**TASK REQUIREMENTS**
The lines to extract run from the first line of the material below to the line containing "Scatter, XAxis, YAxis", both included; leave the pictures behind.

**DATA SEGMENT**
>> START
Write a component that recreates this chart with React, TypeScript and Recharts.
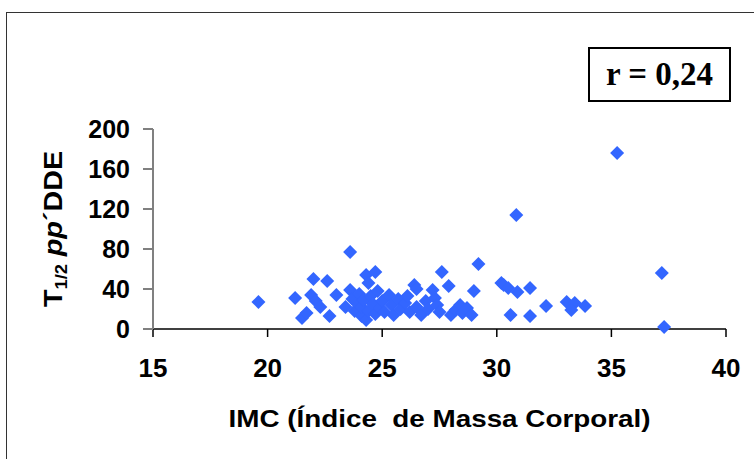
import { ScatterChart, Scatter, XAxis, YAxis } from "recharts";

// IMC (x) and T1/2 pp'DDE (y)
const imc = [
  19.6, 21.2, 21.5, 21.7, 21.9, 22.0, 22.1, 22.3, 22.6, 22.7, 23.0, 23.6, 23.4,
  23.6, 23.7, 23.8, 23.9, 24.0, 24.1, 24.1, 24.2, 24.3, 24.3, 24.4, 24.4, 24.5,
  24.6, 24.7, 24.7, 24.8, 24.9, 25.0, 25.1, 25.3, 25.4, 25.5, 25.7, 25.8, 26.0,
  26.1, 26.2, 26.4, 26.5, 26.5, 26.7, 26.9, 27.0, 27.2, 27.3, 27.4, 27.6, 27.5,
  27.9, 28.0, 28.2, 28.4, 28.5, 28.7, 28.9, 29.0, 29.2, 30.2, 30.3, 30.5, 30.6,
  30.9, 30.85, 31.45, 31.45, 32.15, 33.05, 33.4, 33.25, 33.85, 35.25, 37.2, 37.3,
];
const t12 = [
  27, 31, 11, 16, 34, 50, 28, 22, 48, 13, 34, 77, 22,
  39, 30, 18, 26, 35, 13, 22, 29, 54, 9, 46, 18, 33,
  25, 57, 15, 38, 21, 28, 17, 34, 24, 14, 30, 20, 26,
  33, 17, 44, 40, 22, 14, 28, 20, 39, 31, 24, 57, 17,
  43, 14, 19, 24, 16, 21, 14, 38, 65, 46, 44, 41, 14,
  37, 114, 41, 13, 23, 27, 26, 19, 23, 176, 56, 2,
];

const xTicks = [15, 20, 25, 30, 35, 40];
const yTicks = [0, 40, 80, 120, 160, 200];

const points = imc.map((x, i) => ({ x, y: t12[i] }));

const font = "'Liberation Sans', Arial, sans-serif";

function Diamond(props: any) {
  const { cx, cy } = props;
  const r = 7;
  return (
    <polygon
      points={`${cx},${cy - r} ${cx + r},${cy} ${cx},${cy + r} ${cx - r},${cy}`}
      fill="#3366FF"
    />
  );
}

function XLabel(props: any) {
  const { viewBox } = props;
  const cx = viewBox.x + viewBox.width / 2;
  return (
    <text
      x={cx}
      y={427}
      textAnchor="middle"
      fontFamily={font}
      fontWeight="bold"
      fontSize={24}
      fill="#000"
      textLength={422}
      lengthAdjust="spacingAndGlyphs"
      style={{ whiteSpace: "pre" }}
    >
      IMC (Índice  de Massa Corporal)
    </text>
  );
}

function YLabel() {
  const x = 62;
  const y = 229;
  return (
    <text
      x={x}
      y={y}
      transform={`rotate(-90, ${x}, ${y})`}
      textAnchor="middle"
      fontFamily={font}
      fontWeight="bold"
      fontSize={25}
      fill="#000"
      textLength={156}
      lengthAdjust="spacingAndGlyphs"
    >
      T
      <tspan fontSize={16} dy={5}>
        1/2
      </tspan>
      <tspan dy={-5}> </tspan>
      <tspan fontStyle="italic">pp</tspan>
      ´DDE
    </text>
  );
}

export default function App() {
  return (
    <div
      style={{
        position: "absolute",
        left: 0,
        top: 0,
        width: 754,
        height: 459,
        background: "#fff",
        overflow: "hidden",
      }}
    >
      <div
        style={{
          position: "absolute",
          left: 6,
          top: 12,
          width: 800,
          height: 500,
          border: "1.5px solid #333",
          boxSizing: "border-box",
        }}
      />
      <ScatterChart
        width={754}
        height={459}
        margin={{ top: 129, right: 28, bottom: 0, left: 0 }}
        style={{ position: "absolute", left: 0, top: 0 }}
      >
        <XAxis
          type="number"
          dataKey="x"
          domain={[15, 40]}
          ticks={xTicks}
          interval={0}
          height={130}
          stroke="#000"
          strokeWidth={1.5}
          tickSize={8}
          tickMargin={22}
          tick={{ fontFamily: font, fontWeight: "bold", fontSize: 26, fill: "#000" }}
          label={<XLabel />}
        />
        <YAxis
          type="number"
          dataKey="y"
          domain={[0, 200]}
          ticks={yTicks}
          interval={0}
          width={153}
          stroke="#808080"
          strokeWidth={2}
          tickSize={10}
          tickMargin={13}
          tick={{ fontFamily: font, fontWeight: "bold", fontSize: 25, fill: "#000" }}
          label={<YLabel />}
        />
        <Scatter data={points} shape={<Diamond />} isAnimationActive={false} />
      </ScatterChart>
      <div
        style={{
          position: "absolute",
          left: 588,
          top: 47,
          width: 143,
          height: 55,
          border: "2px solid #000",
          boxSizing: "border-box",
          display: "flex",
          alignItems: "center",
          justifyContent: "center",
          fontFamily: "'Liberation Serif', 'Times New Roman', serif",
          fontWeight: "bold",
          fontSize: 33,
          background: "#fff",
        }}
      >
        r = 0,24
      </div>
    </div>
  );
}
>> END
**THE OUTPUT**
Write a component that recreates this chart with React, TypeScript and Recharts.
import { ScatterChart, Scatter, XAxis, YAxis } from "recharts";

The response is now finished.